Entrevista com Isvânia Marques
Por Rafael Rodrigo
Qual seu primeiro contato com a literatura?
– Ainda adolescente. Adorava poesias e contos puramente românticos.
O que a motivou, pela primeira vez, a escrever?
– A timidez. Ficava mais fácil de escrever no papel do que falar às pessoas sobre os meus sentimentos… Lembro que havia um programa, na antiga Rádio Educadora Sampaio local, aos domingos (parece-me), que divulgava os textos dos ouvintes; então, levava os meus num envelope, sob pseudônimo (às vésperas) e colocava embaixo do portão principal da RS.
Qual(is) seu(s) autor(es) de referência?
– Vinicius de Moraes, Cecília Meireles, Arnaldo Jabor, Érico Veríssimo, Augusto Cury, Graciliano Ramos…
Muitos autores enfrentaram diversas dificuldades no início da carreira. Uns superados e outros não. Quais foram suas dificuldades no início de sua carreira como escritora?
– Assim que iniciei a “peregrinação” às editoras, percebi que para um “aspirante” a escritor e sendo este desconhecido no mercado editorial, sua única alternativa é o auto-investimento, numa produção independente e ousada, além de enfrentar os riscos de ser (ou não) sua obra acolhida pela crítica e pelo público leitor. Além dessa mesma ousadia, utilizei o magistério como “ponte” para a divulgação de meus trabalhos. Foi a Escola o primeiro espaço receptivo ao estudo de meus textos.
Como se tornou Presidente da APALCA?
– O primeiro presidente da APALCA foi padre Motinha, em 2001, e Dom Fernando Iório indicou o meu nome para a vice-presidência, durante reunião realizada no Palácio Episcopal, numa manhã de domingo. Embora tenha alegado várias atribuições assumidas em Maceió, fui convencida pelos confrades a aceitar o cargo (para mim soa mais como “missão”) e, já na segunda eleição, estava novamente meu nome liderando a chapa, devido ao exercício temporário como presidente na diretoria anterior. Cumpro, desta feita, a minha terceira gestão à frente do nosso Sodalício.
Na Academia Palmeirense de Letras, Ciência e Artes qual é o papel da Ciência?
– Sendo a Ciência um “conjunto de conhecimentos sistemáticos sobre determinado assunto”, a nossa entidade abre espaço para esse campo, com base nas pesquisas elaboradas por seus sócios, cuja relevância é a sua contribuição para a comunidade da qual estão inseridos.
A impressão que se dá é que a Academia é elitizada e inacessível ao povo.
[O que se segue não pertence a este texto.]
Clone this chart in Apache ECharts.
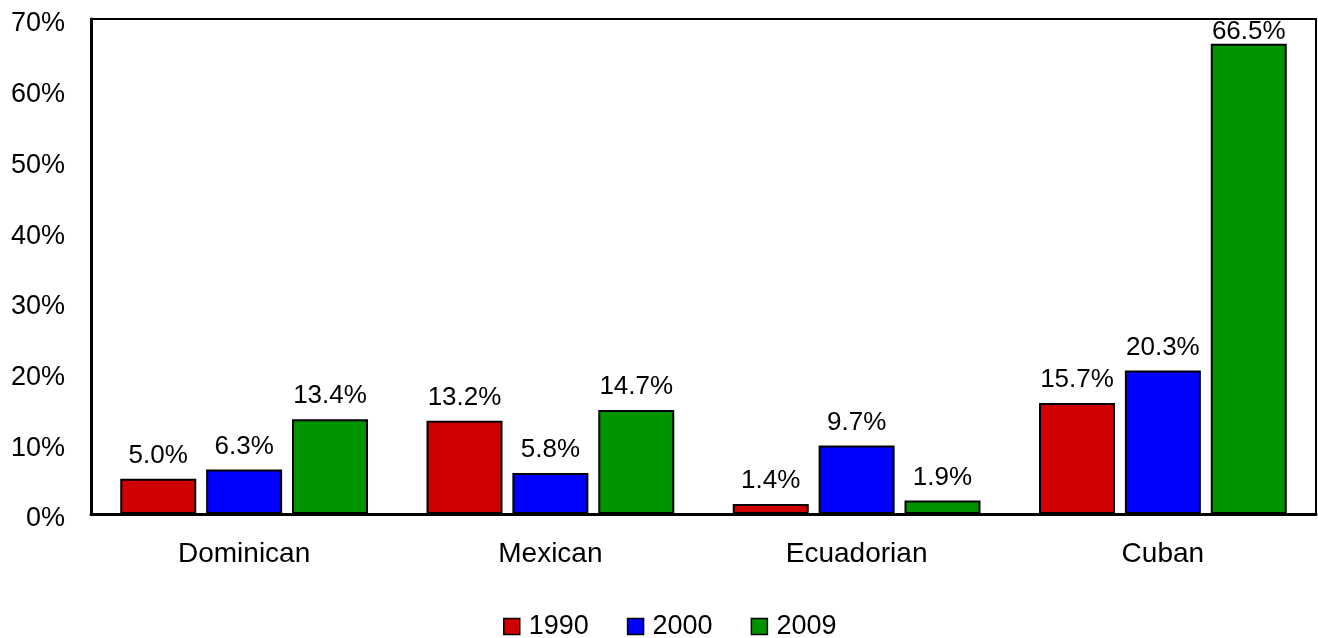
<!DOCTYPE html>
<html>
<head>
<meta charset="utf-8">
<script src="https://cdn.jsdelivr.net/npm/echarts@6/dist/echarts.min.js"></script>
<style>
  html, body { margin: 0; padding: 0; background: #fff; }
  #chart { width: 1318px; height: 638px; }
</style>
</head>
<body>
<div id="chart"></div>
<script>
var categories = ['Dominican', 'Mexican', 'Ecuadorian', 'Cuban'];
var years = ['1990', '2000', '2009'];
var values1990 = [5.0, 13.2, 1.4, 15.7];
var values2000 = [6.3, 5.8, 9.7, 20.3];
var values2009 = [13.4, 14.7, 1.9, 66.5];
var colors = ['#d00000', '#0000ff', '#009300'];

var chartDom = document.getElementById('chart');
var myChart = echarts.init(chartDom);
var option;

function serie(name, data, color) {
    return {
        name: name,
        type: 'bar',
        data: data,
        barWidth: 76,
        barGap: '13%',
        itemStyle: {
            color: color,
            borderColor: '#000',
            borderWidth: 2
        },
        label: {
            show: true,
            position: 'top',
            distance: 10,
            color: '#000',
            fontFamily: 'Liberation Sans',
            fontSize: 26,
            formatter: function (p) {
                return p.value.toFixed(1) + '%';
            }
        },
        // label near the top border is pushed down onto the bar, like the original
        labelLayout: function (p) {
            if (p.labelRect.y < 19) {
                return { dy: 11 };
            }
            return {};
        }
    };
}

option = {
    animation: false,
    textStyle: { fontFamily: 'Liberation Sans' },
    grid: {
        left: 91,
        right: 2,
        top: 19,
        bottom: 124,
        show: true,
        borderColor: '#000',
        borderWidth: 2,
        containLabel: false
    },
    legend: {
        data: years,
        top: 608,
        left: 498,
        itemWidth: 16,
        itemHeight: 16,
        itemGap: 38,
        icon: 'rect',
        textStyle: {
            color: '#000',
            fontSize: 27,
            fontFamily: 'Liberation Sans',
            padding: [0, 0, 0, 4]
        },
        itemStyle: { borderColor: '#000', borderWidth: 1.5 }
    },
    xAxis: {
        type: 'category',
        data: categories,
        axisLine: { lineStyle: { color: '#000', width: 3 } },
        axisTick: { show: false },
        axisLabel: {
            color: '#000',
            fontSize: 28,
            margin: 26
        }
    },
    yAxis: {
        type: 'value',
        min: 0,
        max: 70,
        interval: 10,
        axisLine: { show: true, lineStyle: { color: '#000', width: 3 } },
        axisTick: { show: false },
        splitLine: { show: false },
        axisLabel: {
            color: '#000',
            fontSize: 27,
            margin: 26,
            verticalAlign: 'top',
            lineHeight: 10,
            formatter: '{value}%'
        }
    },
    series: [
        serie(years[0], values1990, colors[0]),
        serie(years[1], values2000, colors[1]),
        serie(years[2], values2009, colors[2])
    ]
};

option && myChart.setOption(option);
</script>
</body>
</html>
Qual sua opinião sobre isso?
– Realmente é uma “impressão” apenas, pois TODAS as Academias ligadas à cultura e à literatura (e à Ciência, de forma específica) visam INTERAGIR com a comunidade. Existe em torno delas o estereótipo do “inatingível”, mesmo sendo suas ações ampliadas a um público eclético e à diversificação de suas funções. A nossa APALCA, por exemplo, realiza seu papel por meio de eventos literários e culturais (saraus, palestras com temas diversos, concursos literários, biblioteca acessível, lançamento de livros, além do folclore e do teatro levados às ruas próximas à sede acadêmica). Confesso que há muitas pessoas que ainda desconhecem a nossa entidade, embora utilizemos os mecanismos de comunicação para divulgação desses eventos. Mesmo assim, já avançamos (e muito!). E, assim como “a praça é do povo”, a Academia não pode ser diferente, não é mesmo?
Sobre sua obra, qual dos livros pode-se dizer que é autobiográfico?
– A impessoalidade não é o meu forte. Há uma “interferência” não-intencional, espontânea em tudo o que faço e escrevo. Até nos contos infantis, nos poemas, no reconto da lenda de Tilixi e Tixiliá , consigo inverter os papéis com os personagens e/ou situações do texto. Em suma: há um pouco (às vezes, muito) de mim em cada página de meus escritos (sejam eles em prosa ou poesia).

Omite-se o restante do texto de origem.